Can't extract data from SOME PDF files

We have received 4 PDF files (utility bills) that we combine into 1 file, then use DataMapper to extract address data into a CSV file for presort. I have used variations of these processes for several clients, including this one, to great success.. But something unexpected has happened.

DataMapper cannot extract data from 2 of the 4 PDF files. The very first field is junk characters, and no other fields are extracted.

Meanwhile, the other 2 files are fine.

You can see the results in the CSV data file as well.

Obviously there is some difference between the PDF files provided by the customer, but the only difference I could see in the Document Properties is the PDF version and PDF Producer.

The good files are version 14 (Acrobat 5.x) and have NO PDF producer listed

While the bad files are version 15 (Acrobat 6.x) produced by Distiller for Windows 11.

Saving the PDFs as Reduced Size, and bumping the compatibility down to 5.x has not helped. Is there a limit to the PDF version Connect can ingest? Currently using ver 2024.2.3.23676

Any insight or assistance would be welcome. Either a solution for processing these files through Connect, or some explanation I can give to the client. Perhaps there is something they can do when creating these PDF files.

You might want to also check the font used in the bad PDF. In the past, files with Identity-H encoding were causing problems as the array containing the glyph to numeric value were missing. Adobe has its own way of reading the PDF wich Connect don’t.

Thank you for this information,

I am not sure if this is what you are referring to, but all the fonts in this document have a similar Type and Encoding.

The client was able to resend the two problem PDFs, and we were able to print the mailing. She said the only difference was that she did NOT open the PDFs and re-save before sending. In fact, the replacement PDFs were both PDF ver 17, so I don’t think the PDF version was an issue at all.

I have created nearly a dozen Connect jobs using this same procedure to extract address data from a PDF source in the last 6 months. I expect that number will continue to rise as more clients move to a PDF data source. I need to be able to go to the client with an explanation on why the PDF provided does not work with our software, when it seems perfectly fine to the client.

Then in that case, I suggest you open a technical support ticket through our website.

OK. I will do that. I was not sure if that was appropriate since the issue is with the PDF, not Connect itself. But I do need to know why this PDF is not compatible with Connect when others are.

You’ll need to send them a copy of the problematic PDF, they’ll open a ticket with R&D which can look into the PDF through Connect code and see why the issue occurs.

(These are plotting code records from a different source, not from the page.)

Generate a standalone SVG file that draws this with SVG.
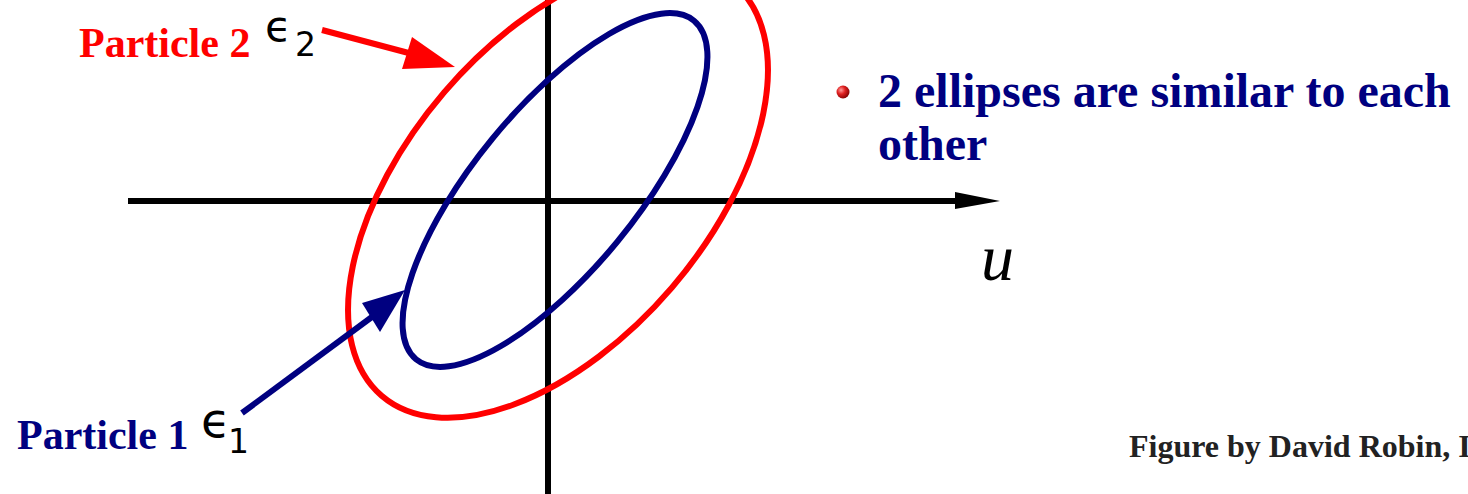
<svg xmlns="http://www.w3.org/2000/svg" width="1468" height="494" viewBox="0 0 1468 494">
<style>
.serifb{font-family:"Liberation Serif","Times New Roman",serif;font-weight:bold}
.sym{font-family:"DejaVu Sans",sans-serif;fill:#000}
.ax{stroke:#000;stroke-width:6;fill:none}
</style>
<defs>
<radialGradient id="ball" cx="0.35" cy="0.35" r="0.7">
<stop offset="0" stop-color="#ff9a9a"/>
<stop offset="0.45" stop-color="#e02020"/>
<stop offset="1" stop-color="#800000"/>
</radialGradient>
</defs>
<rect width="1468" height="494" fill="#fff"/>
<g id="axes">
<line class="ax" x1="128" y1="201" x2="960" y2="201"/>
<polygon points="955,192 1000,201 955,209" fill="#000"/>
<line class="ax" x1="548" y1="0" x2="548" y2="494"/>
<text x="981" y="280" font-family="Liberation Serif,serif" font-style="italic" font-size="66" fill="#000">u</text>
</g>
<g id="ellipse-red">
<ellipse cx="558" cy="190" rx="271" ry="150" transform="rotate(-49.4 558 190)" fill="none" stroke="#ff0000" stroke-width="6"/>
</g>
<g id="ellipse-blue">
<ellipse cx="555" cy="190" rx="219" ry="81" transform="rotate(-50.6 555 190)" fill="none" stroke="#000080" stroke-width="6"/>
</g>
<g id="connectors">
<line x1="322" y1="30" x2="420" y2="56" stroke="#ff0000" stroke-width="6"/>
<polygon points="412,37 455,67 402,69" fill="#ff0000"/>
<line x1="242" y1="413" x2="380" y2="311" stroke="#000080" stroke-width="6"/>
<polygon points="362,303 405,290 380,332" fill="#000080"/>
</g>
<g id="particle2">
<text class="serifb" x="79" y="57" font-size="42" fill="#ff0000">Particle 2</text>
<text class="sym" x="265" y="41" font-size="43">ϵ</text>
<text class="sym" x="295" y="56" font-size="33">2</text>
</g>
<g id="particle1">
<text class="serifb" x="17" y="449" font-size="42" fill="#000080">Particle 1</text>
<text class="sym" x="201" y="437" font-size="48">ϵ</text>
<text class="sym" x="228" y="453" font-size="33">1</text>
</g>
<g id="bullet">
<circle cx="843" cy="92" r="6.5" fill="url(#ball)"/>
<text class="serifb" x="878" y="107" font-size="48" fill="#000080">2 ellipses are similar to each</text>
<text class="serifb" x="878" y="160" font-size="48" fill="#000080">other</text>
</g>
<g id="credit">
<text class="serifb" x="1129" y="457" font-size="32" fill="#222">Figure by David Robin, I</text>
</g>
</svg>
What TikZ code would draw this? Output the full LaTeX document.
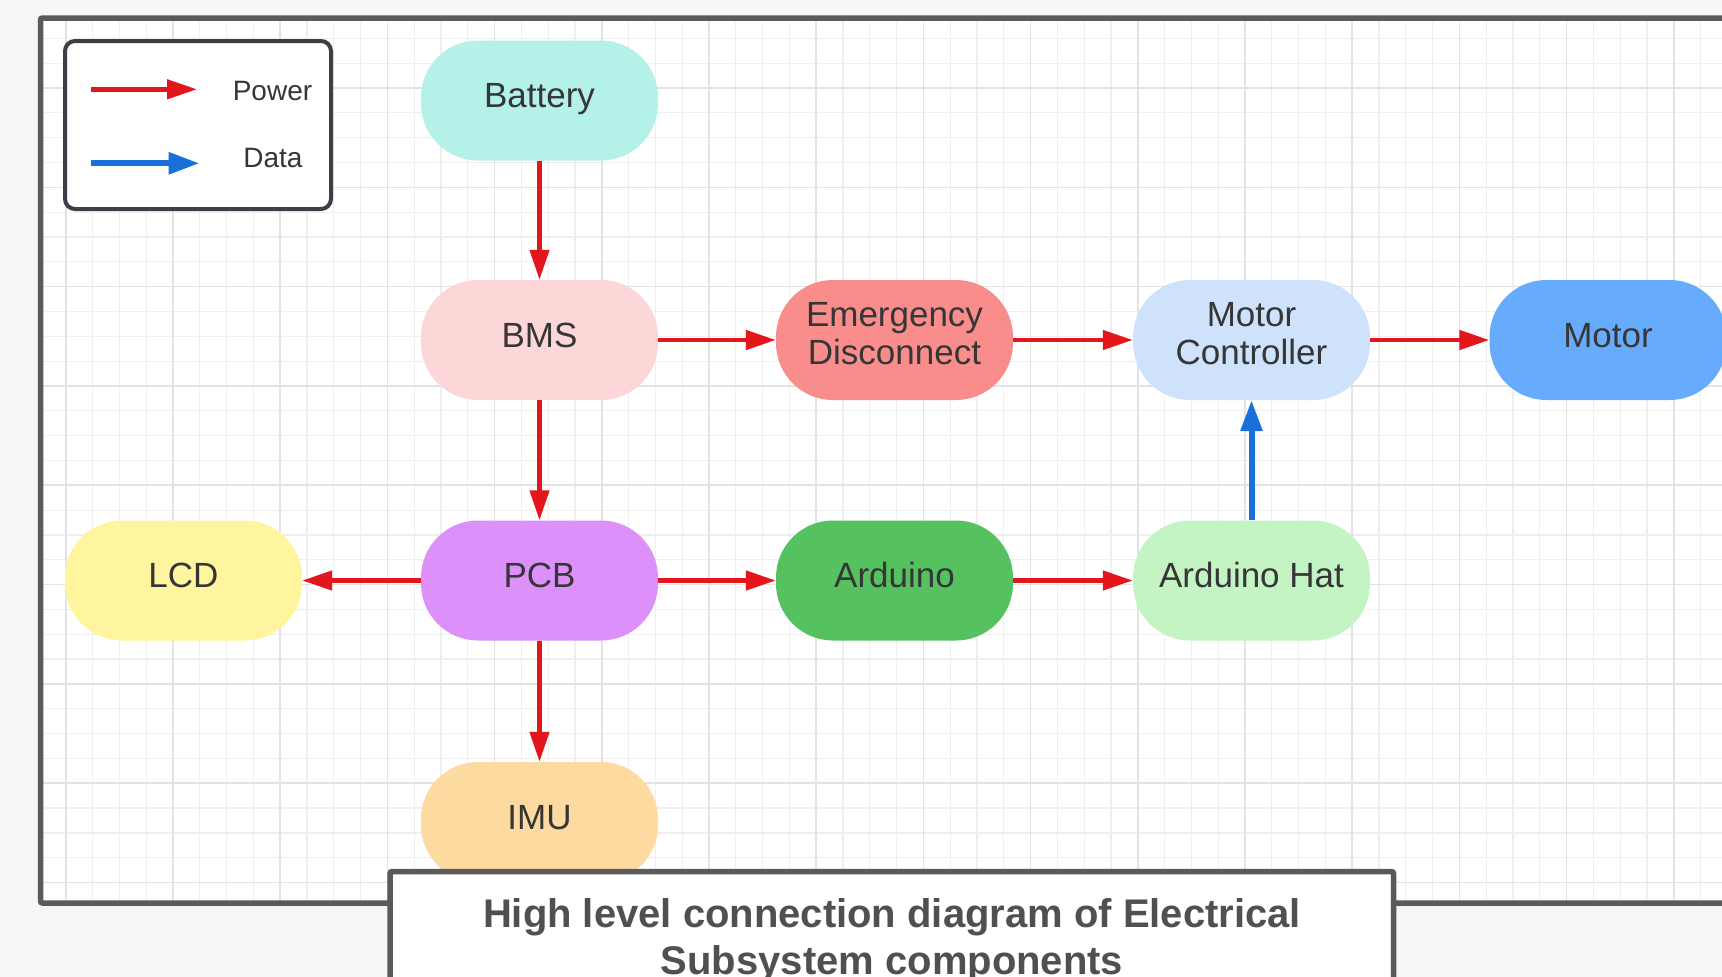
\documentclass[tikz,border=0pt]{standalone}
\usepackage{fontspec}
\setmainfont{Liberation Sans}
\usetikzlibrary{arrows.meta}
\definecolor{bg}{HTML}{F6F6F6}
\definecolor{frame}{HTML}{5A5A5A}
\definecolor{legbd}{HTML}{3C3F46}
\definecolor{gridminor}{HTML}{EFEFEF}
\definecolor{gridmajor}{HTML}{E3E3E3}
\definecolor{txt}{HTML}{363636}
\definecolor{captxt}{HTML}{505050}
\definecolor{pwr}{HTML}{E3161B}
\definecolor{dat}{HTML}{1870D8}
\definecolor{cBattery}{HTML}{B3F1E9}
\definecolor{cBMS}{HTML}{FDD7D8}
\definecolor{cED}{HTML}{F98D8C}
\definecolor{cMC}{HTML}{CFE2FC}
\definecolor{cMotor}{HTML}{67ABFC}
\definecolor{cLCD}{HTML}{FFF59E}
\definecolor{cPCB}{HTML}{DD8FFA}
\definecolor{cArd}{HTML}{55C25F}
\definecolor{cHat}{HTML}{C4F4C4}
\definecolor{cIMU}{HTML}{FDDBA0}
\begin{document}
\begin{tikzpicture}[x=1pt,y=-1pt,
  comp/.style={rounded corners=57pt, minimum width=237pt, minimum height=120pt,
    inner sep=0pt, align=center, text=txt, font=\fontsize{35}{38.5}\selectfont},
  oneline/.style={comp, text height=24pt, text depth=9.5pt},
  twoline/.style={comp, text depth=13.5pt},
  pw/.style={draw=pwr, line width=4.5pt, -{Triangle[length=30pt,width=19pt]}},
  dt/.style={draw=dat, line width=6pt, -{Triangle[length=31pt,width=21pt]}},
  gmin/.style={draw=gridminor, line width=1.2pt},
  gmaj/.style={draw=gridmajor, line width=1.6pt},
  legtxt/.style={text=txt, font=\fontsize{28}{32}\selectfont, inner sep=0pt, anchor=base}]
\useasboundingbox (0,0) rectangle (1722,977);
\fill[bg] (0,0) rectangle (1722,977);
\fill[white] (40.5,18) rectangle (1740,903);
% grid
\begin{scope}
  \clip (43,21) rectangle (1722,900);
  \foreach \k in {-5,...,58} {
    \pgfmathsetmacro\xx{173+26.8*\k}
    \draw[gmin] (\xx,0) -- (\xx,977);
  }
  \foreach \k in {-4,...,34} {
    \pgfmathsetmacro\yy{88+24.83*\k}
    \draw[gmin] (0,\yy) -- (1722,\yy);
  }
  \foreach \k in {-1,...,14} {
    \pgfmathsetmacro\xx{173+107.2*\k}
    \draw[gmaj] (\xx,0) -- (\xx,977);
  }
  \foreach \k in {-1,...,9} {
    \pgfmathsetmacro\yy{88+99.32*\k}
    \draw[gmaj] (0,\yy) -- (1722,\yy);
  }
\end{scope}
% outer frame
\draw[frame, line width=5.5pt, rounded corners=2pt] (40.5,18) rectangle (1745,903);
% components
\node[oneline, fill=cBattery] (bat) at (539.5,100.5) {Battery};
\node[oneline, fill=cBMS] (bms) at (539.5,340) {BMS};
\node[twoline, fill=cED] (ed) at (894.5,340) {Emergency\\Disconnect};
\node[twoline, fill=cMC] (mc) at (1251.5,340) {Motor\\Controller};
\node[oneline, fill=cMotor] (mot) at (1608,340) {Motor};
\node[oneline, fill=cLCD] (lcd) at (183.5,580.5) {LCD};
\node[oneline, fill=cPCB] (pcb) at (539.5,580.5) {PCB};
\node[oneline, fill=cArd] (ard) at (894.5,580.5) {Arduino};
\node[oneline, fill=cHat] (hat) at (1251.5,580.5) {Arduino Hat};
\node[oneline, fill=cIMU] (imu) at (539.5,822) {IMU};
% connectors
\draw[pw] (bat) -- (bms);
\draw[pw] (bms) -- (ed);
\draw[pw] (ed) -- (mc);
\draw[pw] (mc) -- (mot);
\draw[pw] (bms) -- (pcb);
\draw[pw] (pcb) -- (lcd);
\draw[pw] (pcb) -- (ard);
\draw[pw] (ard) -- (hat);
\draw[pw] (pcb) -- (imu);
\draw[dt] (hat) -- (mc);
% legend
\node[draw=legbd, line width=4pt, rounded corners=10pt, fill=white,
  minimum width=266pt, minimum height=168pt, inner sep=0pt] (legend) at (198,125) {};
\coordinate (p1) at (91,89.3);
\coordinate (p2) at (197,89.3);
\coordinate (d1) at (91,163.3);
\coordinate (d2) at (199.5,163.3);
\draw[pw] (p1) -- (p2);
\draw[dt] (d1) -- (d2);
\node[legtxt] (ptxt) at (272.5,100.7) {Power};
\node[legtxt] (dtxt) at (273,167) {Data};
% caption
\draw[frame, line width=5.5pt, fill=white, rounded corners=2pt] (390,871.5) rectangle (1393.5,1010);
\node[text=captxt, font=\bfseries\fontsize{40}{47}\selectfont, align=center, inner sep=0pt,
  anchor=base] (cap1) at (892,927) {High level connection diagram of Electrical};
\node[text=captxt, font=\bfseries\fontsize{40}{47}\selectfont, align=center, inner sep=0pt,
  anchor=base] (cap2) at (892,974) {Subsystem components};
\end{tikzpicture}
\end{document}
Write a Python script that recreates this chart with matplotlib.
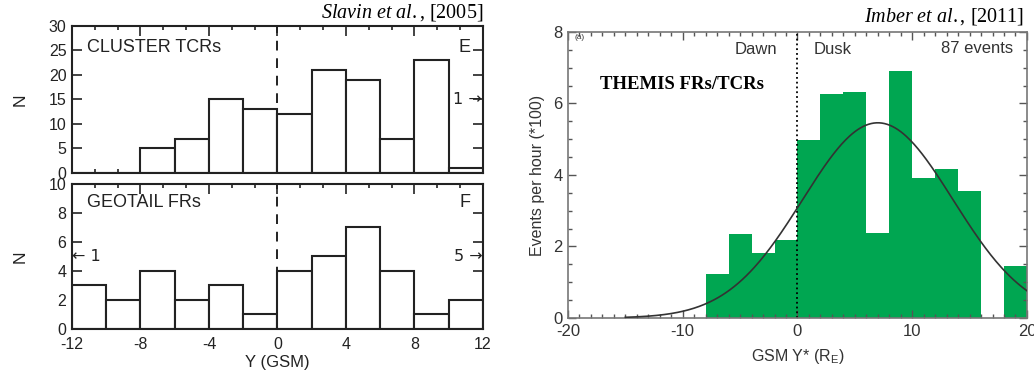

They cannnot teel you what was done to the PDF but most likely clarify the issue with it.
Since we know the problematic PDF were opened and saved back before processing them, they were modified from their original form.

With that known, maybe we will find what was the issue that cause it to be unreadable by the Connect engine.

The “custom encoding” is the issue, and that can only be fixed in the tool/software that produces the PDFs. It’s not something Connect can code around or resolve.

Every character you type on a keyboard is really a number. “A” is really “65” for example. In standard encoding, the code to draw the shape of an “A” is stored in a table with “65” as the index. The PDF encounters a 65, looks up the “65” entry in the font table, and executes the code resulting in the shape of an “A”.

With custom encoding, the “A” shape can be indexed anywhere. The PDF, internally, knows the number, but if it isn’t “65” then you’re out of luck.

A simple test is to copy/paste text from your PDF into Notepad. If you get garbage instead of clear text, Connect will have the same issue.

It’s like the differences between a new pack of cards where everything is ordered and sequenced nicely versus a shuffled deck where only the magician knows where the Ace of Spades is located.

1 Like

After opening a support ticket and sending the problem PDF files to OL, it was determined that the fonts were not embedded, opening the door to all these problems and more. I have told the client that we need fonts embedded in the PDFs supplied, but I do not know how much control they have over PDF generation.

But at least I have an explanation.

Thanks for all the suggestions and support. An active community like this one is a great resource for me trying to unravel the complexities of Connect.

One thing that can be added regarding TGREER comments:

A simple test is to copy/paste text from your PDF into Notepad. If you get garbage instead of clear text, Connect will have the same issue.

Yes if you have the same garbage issue, Connect won’t do better BUT, Adobe also does some OCR ( Optical Character Recognition) which is some case, can extract data from Adobe but still won’t work in Connect. So relying on a problem you get when using Adobe can confirm it won’t work in Connect BUT it could work in Adobe and still not in Connect.

Hope that clarifies things.

You can look at the Document Properties of the PDF in Acrobat to learn what software produced it. Then you can do some research on that software to find the “Embed all fonts using Standard Encoding” setting, and relay that to your client. I’ve had to do this countless times over the years. It’s generally a very simple setting, a simple checkbox or the like.